The Company has filed a definitive proxy statement and BLUE proxy card and other related materials with the SEC in connection with the solicitation of proxies for the Company’s 2015 Annual Meeting of Shareholders. COMPANY SHAREHOLDERS AND OTHER INVESTORS ARE STRONGLY ENCOURAGED TO READ THE PROXY STATEMENT (INCLUDING ANY AMENDMENTS AND SUPPLEMENTS) AND BLUE PROXY CARD AND OTHER RELATED MATERIALS WHEN THEY BECOME AVAILABLE AS THEY WILL CONTAIN IMPORTANT INFORMATION.

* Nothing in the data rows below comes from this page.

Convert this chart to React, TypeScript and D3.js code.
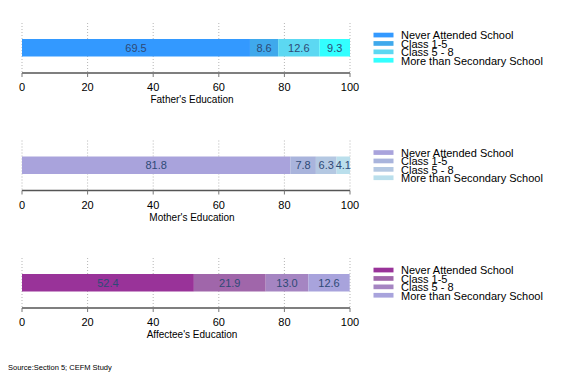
import React from 'react';
import * as d3 from 'd3';

// categories shared by all three panels
const categories = ['Never Attended School', 'Class 1-5', 'Class 5 - 8', 'More than Secondary School'];

const panelTitles = ["Father's Education", "Mother's Education", "Affectee's Education"];

// percentages per panel, in category order
const fatherValues = [69.5, 8.6, 12.6, 9.3];
const motherValues = [81.8, 7.8, 6.3, 4.1];
const affecteeValues = [52.4, 21.9, 13.0, 12.6];

const fatherColors = ['#3399ff', '#3fa9ec', '#5cd8f2', '#33ffff'];
const motherColors = ['#a9a3dc', '#a9b4dc', '#b4c8e2', '#badfec'];
const affecteeColors = ['#993399', '#a066aa', '#a585c2', '#a8a3dc'];

const xTicks = [0, 20, 40, 60, 80, 100];

const panels = [
  { title: panelTitles[0], values: fatherValues, colors: fatherColors, barTop: 39 },
  { title: panelTitles[1], values: motherValues, colors: motherColors, barTop: 156.5 },
  { title: panelTitles[2], values: affecteeValues, colors: affecteeColors, barTop: 274 },
];

const width = 576;
const height = 384;
const barH = 17.5;
const font = '"Liberation Sans", Arial, sans-serif';

const x = d3.scaleLinear().domain([0, 100]).range([22, 350]);

function Panel({ p }: { p: (typeof panels)[number] }) {
  const stack = d3.cumsum(p.values);
  const axisY = p.barTop + 34;
  return (
    <g>
      {xTicks.map(t => (
        <line key={'g' + t} x1={x(t)} x2={x(t)} y1={p.barTop - 16} y2={axisY}
          stroke="#b5b5b5" strokeWidth={1} strokeDasharray="1,2" />
      ))}
      {p.values.map((v, i) => {
        const x0 = x(stack[i] - v);
        const x1 = x(stack[i]);
        return (
          <g key={i}>
            <rect x={x0} y={p.barTop} width={x1 - x0} height={barH} fill={p.colors[i]} />
            <text x={(x0 + x1) / 2} y={p.barTop + barH / 2 + 4} textAnchor="middle"
              fontSize={11} fill="#2e4a76" fontFamily={font}>{v.toFixed(1)}</text>
          </g>
        );
      })}
      <line x1={x(0)} x2={x(100)} y1={axisY} y2={axisY} stroke="#555" strokeWidth={1.5} />
      {xTicks.map(t => (
        <g key={'t' + t}>
          <line x1={x(t)} x2={x(t)} y1={axisY} y2={axisY + 4} stroke="#777" strokeWidth={1} />
          <text x={x(t)} y={axisY + 18} textAnchor="middle" fontSize={11} fill="#000" fontFamily={font}>{t}</text>
        </g>
      ))}
      <text x={192} y={axisY + 30} textAnchor="middle" fontSize={10} fill="#000" fontFamily={font}>{p.title}</text>
      {categories.map((c, i) => (
        <g key={c}>
          <rect x={373.5} y={p.barTop - 6.3 + i * 8.4} width={20} height={4.7} fill={p.colors[i]} />
          <text x={401} y={p.barTop + 0.3 + i * 8.4} fontSize={11} fill="#000" fontFamily={font}>{c}</text>
        </g>
      ))}
    </g>
  );
}

export default function App() {
  return (
    <svg width={width} height={height} style={{ position: 'absolute', left: 0, top: 0, background: '#fff' }}>
      {panels.map(p => <Panel key={p.title} p={p} />)}
      <text x={8} y={370} fontSize={7.5} fill="#000" fontFamily={font}>Source:Section 5; CEFM Study</text>
    </svg>
  );
}
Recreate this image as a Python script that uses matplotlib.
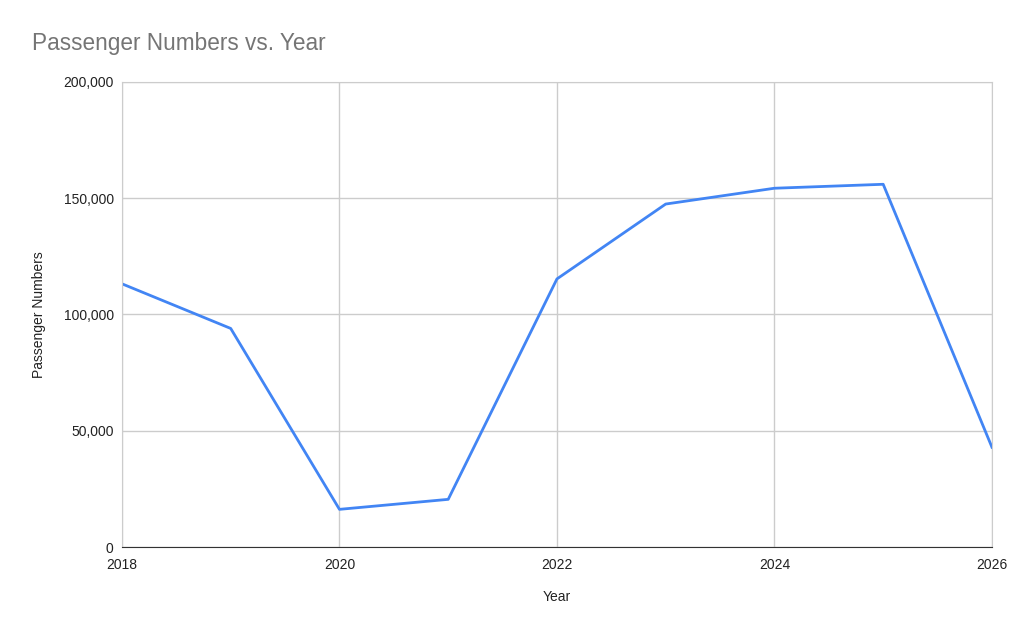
import matplotlib.pyplot as plt
from matplotlib.ticker import FuncFormatter

plt.rcParams['font.family'] = ['Liberation Sans', 'DejaVu Sans']

years = [2018, 2019, 2020, 2021, 2022, 2023, 2024, 2025, 2026]
passengers = [113200, 94000, 16200, 20500, 115300, 147500, 154300, 156000, 42900]

fig = plt.figure(figsize=(10.24, 6.34), dpi=100)
ax = fig.add_axes([0.1191, 0.1372, 0.8496, 0.7335])

ax.plot(years, passengers, color='#4285f4', linewidth=2)

ax.set_xlim(2018, 2026)
ax.set_ylim(0, 200000)
ax.set_xticks([2018, 2020, 2022, 2024, 2026])
ax.set_yticks([0, 50000, 100000, 150000, 200000])
ax.yaxis.set_major_formatter(FuncFormatter(lambda v, p: f'{int(v):,}'))

ax.grid(True, color='#cccccc', linewidth=1)
ax.set_axisbelow(True)
for side in ['top', 'right', 'left']:
    ax.spines[side].set_color('#cccccc')
ax.spines['bottom'].set_color('#333333')
ax.tick_params(length=0, labelsize=10, colors='#222222', pad=8)
ax.tick_params(axis='y', pad=6)

ax.set_xlabel('Year', fontsize=10, color='#222222')
ax.set_ylabel('Passenger Numbers', fontsize=10, color='#222222')
ax.xaxis.set_label_coords(0.5, -0.093)
ax.yaxis.set_label_coords(-0.087, 0.5)

fig.text(0.031, 0.932, 'Passenger Numbers vs. Year', fontsize=16.3, color='#757575', va='center')

fig.savefig('out.png', dpi=100)
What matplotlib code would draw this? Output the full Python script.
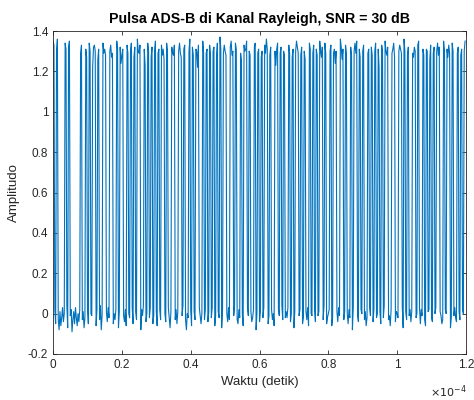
import numpy as np
import matplotlib
matplotlib.use('Agg')
from matplotlib import pyplot as plt
from matplotlib.ticker import FuncFormatter

plt.rcParams['font.family'] = ['Liberation Sans', 'DejaVu Sans']
plt.rcParams['axes.unicode_minus'] = False

# preamble ADS-B (8 us = 16 chip @ 0.5 us)
preamble = [1, 0, 1, 0, 0, 0, 0, 1, 0, 1, 0, 0, 0, 0, 0, 0]

# 112 bit data (PPM)
bits = [1, 0, 0, 0, 1, 1, 0, 1, 0, 1, 0, 0, 1, 0, 0, 0,
        0, 1, 0, 0, 0, 0, 0, 0, 1, 1, 0, 1, 0, 1, 1, 0,
        0, 0, 1, 0, 0, 0, 0, 0, 0, 0, 1, 0, 1, 1, 0, 0,
        1, 1, 0, 0, 0, 0, 1, 1, 0, 1, 1, 1, 0, 0, 0, 1,
        1, 1, 0, 0, 0, 0, 1, 1, 0, 0, 1, 0, 1, 1, 0, 0,
        1, 1, 1, 0, 0, 0, 0, 0, 0, 1, 0, 1, 0, 1, 1, 1,
        0, 1, 1, 0, 0, 0, 0, 0, 1, 0, 0, 1, 1, 0, 0, 0]

# amplitudo sampel saat pulsa tinggi
high_vals = [
    1.35, 1.33, 1.30, 1.36, 1.34, 1.31, 1.32, 1.35,
    1.29, 1.33, 1.31, 1.27, 1.34, 1.30, 1.22, 1.32,
    1.33, 1.30, 1.26, 1.31, 1.34, 1.29, 1.31, 1.28,
    1.30, 1.33, 1.27, 1.29, 1.35, 1.31, 1.32, 1.24,
    1.28, 1.31, 1.33, 1.29, 1.30, 1.34, 1.27, 1.32,
    1.36, 1.30, 1.29, 1.33, 1.31, 1.23, 1.34, 1.30,
    1.27, 1.32, 1.30, 1.35, 1.29, 1.31, 1.33, 1.28,
    1.31, 1.26, 1.34, 1.30, 1.32, 1.29, 1.28, 1.33,
    1.30, 1.34, 1.29, 1.27, 1.31, 1.33, 1.30, 1.36,
    1.32, 1.28, 1.31, 1.30, 1.22, 1.33, 1.35, 1.29,
    1.29, 1.31, 1.33, 1.28, 1.30, 1.32, 1.27, 1.34,
    1.37, 1.31, 1.29, 1.33, 1.30, 1.28, 1.32, 1.35,
    1.28, 1.30, 1.34, 1.31, 1.29, 1.25, 1.33, 1.30,
    1.31, 1.35, 1.30, 1.28, 1.32, 1.34, 1.29, 1.31,
    1.27, 1.30, 1.33, 1.29, 1.36, 1.31, 1.28, 1.32,
    1.30, 1.23, 1.31, 1.34, 1.29, 1.32, 1.30, 1.28,
    1.33, 1.29, 1.27, 1.31, 1.30, 1.35, 1.32, 1.29,
    1.28, 1.32, 1.30, 1.26, 1.34, 1.31, 1.29, 1.33,
    1.31, 1.28, 1.35, 1.30, 1.27, 1.32, 1.34, 1.29,
    1.30, 1.33, 1.29, 1.31, 1.24, 1.30, 1.36, 1.32,
    1.26, 1.31, 1.33, 1.29, 1.32, 1.28, 1.30, 1.34,
    1.29, 1.35, 1.31, 1.27, 1.30, 1.33, 1.29, 1.31,
    1.32, 1.28, 1.30, 1.34, 1.31, 1.22, 1.33, 1.30,
    1.35, 1.30, 1.28, 1.32, 1.29, 1.31, 1.34, 1.27,
    1.30, 1.33, 1.31, 1.29, 1.36, 1.30, 1.28, 1.32,
    1.29, 1.27, 1.32, 1.30, 1.33, 1.35, 1.31, 1.28,
    1.31, 1.30, 1.26, 1.33, 1.29, 1.32, 1.30, 1.34,
    1.28, 1.32, 1.35, 1.30, 1.31, 1.27, 1.33, 1.29,
    1.34, 1.30, 1.29, 1.32, 1.28, 1.31, 1.30, 1.35]

# amplitudo sampel saat pulsa rendah
low_vals = [
    0.02, -0.05, -0.03, -0.08, 0.01, -0.06, -0.02, 0.03,
    -0.04, 0.00, 0.04, -0.07, -0.01, 0.02, -0.09, -0.03,
    0.01, -0.05, 0.03, -0.02, -0.06, 0.00, -0.04, 0.02,
    -0.03, 0.01, -0.07, -0.02, 0.03, -0.05, 0.00, -0.01,
    -0.06, 0.02, -0.03, 0.04, -0.08, -0.01, 0.01, -0.04,
    0.03, -0.02, -0.05, 0.00, -0.03, 0.02, -0.07, 0.01,
    -0.01, -0.04, 0.02, -0.06, 0.00, -0.02, 0.03, -0.05,
    0.01, -0.03, -0.08, 0.02, -0.01, 0.04, -0.04, 0.00,
    -0.02, 0.03, -0.05, -0.01, 0.01, -0.06, 0.02, -0.03,
    0.00, -0.04, 0.03, -0.02, -0.07, 0.01, -0.03, 0.02,
    -0.05, 0.01, -0.01, 0.04, -0.03, -0.08, 0.00, -0.02,
    0.02, -0.06, 0.01, -0.03, 0.03, -0.01, -0.05, 0.00,
    -0.03, 0.02, -0.04, 0.01, -0.02, 0.03, -0.06, -0.01,
    0.01, -0.02, -0.07, 0.02, 0.00, -0.04, 0.03, -0.03,
    -0.01, 0.04, -0.03, -0.05, 0.02, -0.02, 0.00, -0.06,
    0.03, -0.01, 0.01, -0.04, -0.02, 0.02, -0.08, 0.00,
    -0.04, 0.01, -0.02, 0.03, -0.05, -0.01, 0.02, -0.03,
    0.00, -0.06, 0.02, -0.01, 0.04, -0.03, -0.02, 0.01,
    -0.02, 0.03, -0.04, 0.00, -0.07, 0.01, -0.01, 0.02,
    -0.05, -0.02, 0.01, -0.03, 0.03, -0.06, 0.00, -0.01,
    0.02, -0.04, -0.01, 0.01, -0.03, 0.04, -0.05, -0.02,
    0.00, 0.02, -0.06, -0.02, 0.01, -0.04, 0.03, -0.01,
    -0.03, 0.01, 0.00, -0.05, 0.02, -0.02, -0.08, 0.03,
    -0.01, -0.04, 0.02, 0.00, -0.03, 0.01, -0.06, -0.02,
    0.03, -0.01, -0.04, 0.02, -0.02, 0.00, 0.01, -0.05,
    -0.02, 0.04, -0.03, -0.01, -0.06, 0.02, -0.04, 0.01,
    0.00, -0.02, 0.03, -0.07, 0.01, -0.03, -0.01, 0.02,
    -0.04, 0.01, -0.02, 0.00, 0.03, -0.05, 0.02, -0.01,
    -0.03, -0.06, 0.01, 0.02, -0.02, -0.04, 0.00, 0.03,
    0.01, -0.01, -0.05, -0.03, 0.02, 0.00, -0.07, -0.02,
    -0.01, 0.03, -0.02, -0.04, 0.01, -0.03, 0.02, 0.00]

chip_dur = 0.5e-6
spc = 2  # sampel per chip

chips = preamble + [c for b in bits for c in ((1, 0) if b else (0, 1))]
levels = np.repeat(chips, spc)
hi = iter(high_vals)
lo = iter(low_vals)
amp = np.array([next(hi) if l else next(lo) for l in levels])
t = np.arange(len(amp)) * chip_dur / spc

fig = plt.figure(figsize=(4.74, 4.0), dpi=100)
ax = fig.add_axes([0.112, 0.115, 0.871, 0.8075])
ax.plot(t, amp, color='#0072BD', linewidth=0.8)

ax.set_xlim(0, 1.2e-4)
ax.set_ylim(-0.2, 1.4)
ax.set_xticks(np.arange(0, 1.21e-4, 0.2e-4))
ax.set_yticks(np.arange(-0.2, 1.41, 0.2))
ax.xaxis.set_major_formatter(FuncFormatter(lambda v, p: f"{v / 1e-4:.1f}".rstrip('0').rstrip('.')))
ax.yaxis.set_major_formatter(FuncFormatter(lambda v, p: f"{v:.1f}".rstrip('0').rstrip('.') if abs(v) > 1e-9 else '0'))

gray = '#262626'
ax.tick_params(direction='in', top=True, right=True, length=3, width=0.6,
               labelsize=8.5, colors=gray)
for s in ax.spines.values():
    s.set_color(gray)
    s.set_linewidth(0.6)

ax.set_title('Pulsa ADS-B di Kanal Rayleigh, SNR = 30 dB', fontsize=10.2,
             fontweight='bold', pad=6)
ax.set_xlabel('Waktu (detik)', fontsize=9.5, color=gray, labelpad=4)
ax.set_ylabel('Amplitudo', fontsize=9.5, color=gray, labelpad=6)
fig.text(0.985, 0.008, r'$\times10^{-4}$', fontsize=8, color=gray, ha='right')

fig.savefig('out.png', dpi=100)
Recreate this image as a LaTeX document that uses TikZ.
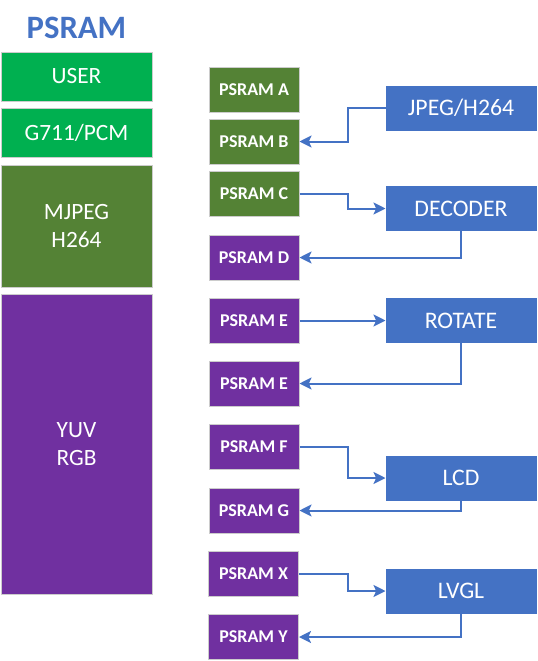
\documentclass[tikz,border=0pt]{standalone}
\usepackage{fontspec}
\setmainfont{Carlito}
\usetikzlibrary{arrows.meta}

\definecolor{userGreen}{HTML}{00B050}
\definecolor{codecGreen}{HTML}{548235}
\definecolor{framePurple}{HTML}{7030A0}
\definecolor{engineBlue}{HTML}{4472C4}

\def\armlen{38}

\begin{document}
\begin{tikzpicture}[x=0.75pt,y=-0.75pt]
				\tikzstyle{block}=[rectangle,draw=black!20,line width=0.75pt,text=white,inner sep=0pt,align=center]
				\tikzstyle{region}=[block,minimum width=113.25pt,font=\fontsize{17.5}{21}\selectfont]
				\tikzstyle{psram}=[block,minimum width=67.5pt,minimum height=33.75pt,font=\bfseries\fontsize{13.5}{15}\selectfont]
				\tikzstyle{engine}=[block,fill=engineBlue,draw=engineBlue,minimum width=112.5pt,minimum height=33pt,font=\fontsize{17.8}{20}\selectfont]
				\tikzstyle{link}=[draw=engineBlue,line width=1.5pt,-{Stealth[length=9pt,width=9pt,inset=2pt]}]

			    \useasboundingbox (0,0) rectangle (537,661);

			    % Title
			    \node[text=engineBlue,font=\bfseries\fontsize{24.5}{28}\selectfont] (title) at (76.5,28) {PSRAM};

			    % Memory map on the left
			    \node[region,fill=userGreen,minimum height=36.75pt] (user) at (76.5,76.5) {USER};
			    \node[region,fill=userGreen,minimum height=36.75pt] (audio) at (76.5,132.5) {G711/PCM};
			    \node[region,fill=codecGreen,minimum height=91.5pt] (codec) at (76.5,226) {MJPEG\\H264};
			    \node[region,fill=framePurple,minimum height=225pt] (frame) at (76.5,444) {YUV\\RGB};

			    % PSRAM buffers
			    \node[psram,fill=codecGreen] (pa) at (254,89.5) {PSRAM A};
			    \node[psram,fill=codecGreen] (pb) at (254,141.5) {PSRAM B};
			    \node[psram,fill=codecGreen] (pc) at (254,194) {PSRAM C};
			    \node[psram,fill=framePurple] (pd) at (254,257.5) {PSRAM D};
			    \node[psram,fill=framePurple] (pe) at (254,320.5) {PSRAM E};
			    \node[psram,fill=framePurple] (pe2) at (254,383.5) {PSRAM E};
			    \node[psram,fill=framePurple] (pf) at (254,446.5) {PSRAM F};
			    \node[psram,fill=framePurple] (pg) at (254,510.5) {PSRAM G};
			    \node[psram,fill=framePurple] (px) at (253.5,573.5) {PSRAM X};
			    \node[psram,fill=framePurple] (py) at (253.5,637) {PSRAM Y};

			    % Processing engines
			    \node[engine] (jpeg) at (461,108) {JPEG/H264};
			    \node[engine] (decoder) at (461,208.5) {DECODER};
			    \node[engine] (rotate) at (461,320.5) {ROTATE};
			    \node[engine] (lcd) at (461,478) {LCD};
			    \node[engine] (lvgl) at (461,591) {LVGL};

			    % Data flow between buffers and engines
			    \path[link] (jpeg.west) -- ++(-\armlen,0) |- (pb.east);
			    \path[link] (pc.east) -- ++(48,0) |- (decoder.west);
			    \path[link] (decoder.south) |- (pd.east);
			    \path[link] (pe.east) -- (rotate.west);
			    \path[link] (rotate.south) |- (pe2.east);
			    \path[link] (pf.east) -- ++(48,0) |- (lcd.west);
			    \path[link] (lcd.south) |- (pg.east);
			    \path[link] (px.east) -- ++(48.5,0) |- (lvgl.west);
			    \path[link] (lvgl.south) |- (py.east);

			\end{tikzpicture}
\end{document}
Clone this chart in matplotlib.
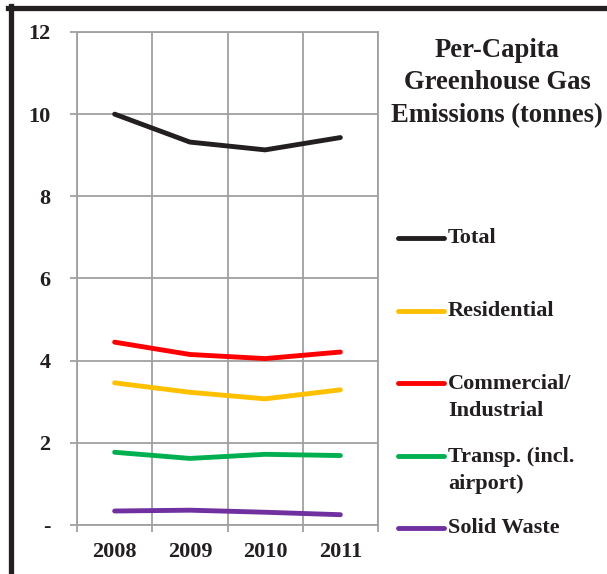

These documents, including any proxy statement (and amendments or supplements thereto) and other related materials filed by the Company with the SEC, are available for no charge at the SEC's website at www.sec.gov and at the Company’s website at www.easterncompany.com. Copies may also be obtained by contacting The Eastern Company Investor Relations by mail at 112 Bridge Street, P.O. Box 460, Naugatuck, CT 06770 or by telephone at 203-729-2255.
 
 
Safe Harbor for Forward-Looking Statements
 
Statements in this document regarding the 2015 Annual Meeting of Shareholders and any other statements about the Company’s future expectations, beliefs, goals, plans or prospects constitute forward-looking statements within the meaning of the Private Securities Litigation Reform Act of 1995.  Any statements that are not statements of historical fact (including statements containing the words “believes,” “plans,” “anticipates,” “expects,” “estimates” and similar expressions) should also be considered to be forward-looking statements.  There are a number of important factors that could cause actual results or events to differ materially from those indicated by such forward-looking statements, including those set forth in the Company’s reports and filings with the Securities and Exchange Commission. The Company is not obligated to update or revise any forward-looking statements as a result of developments occurring after the date of this document.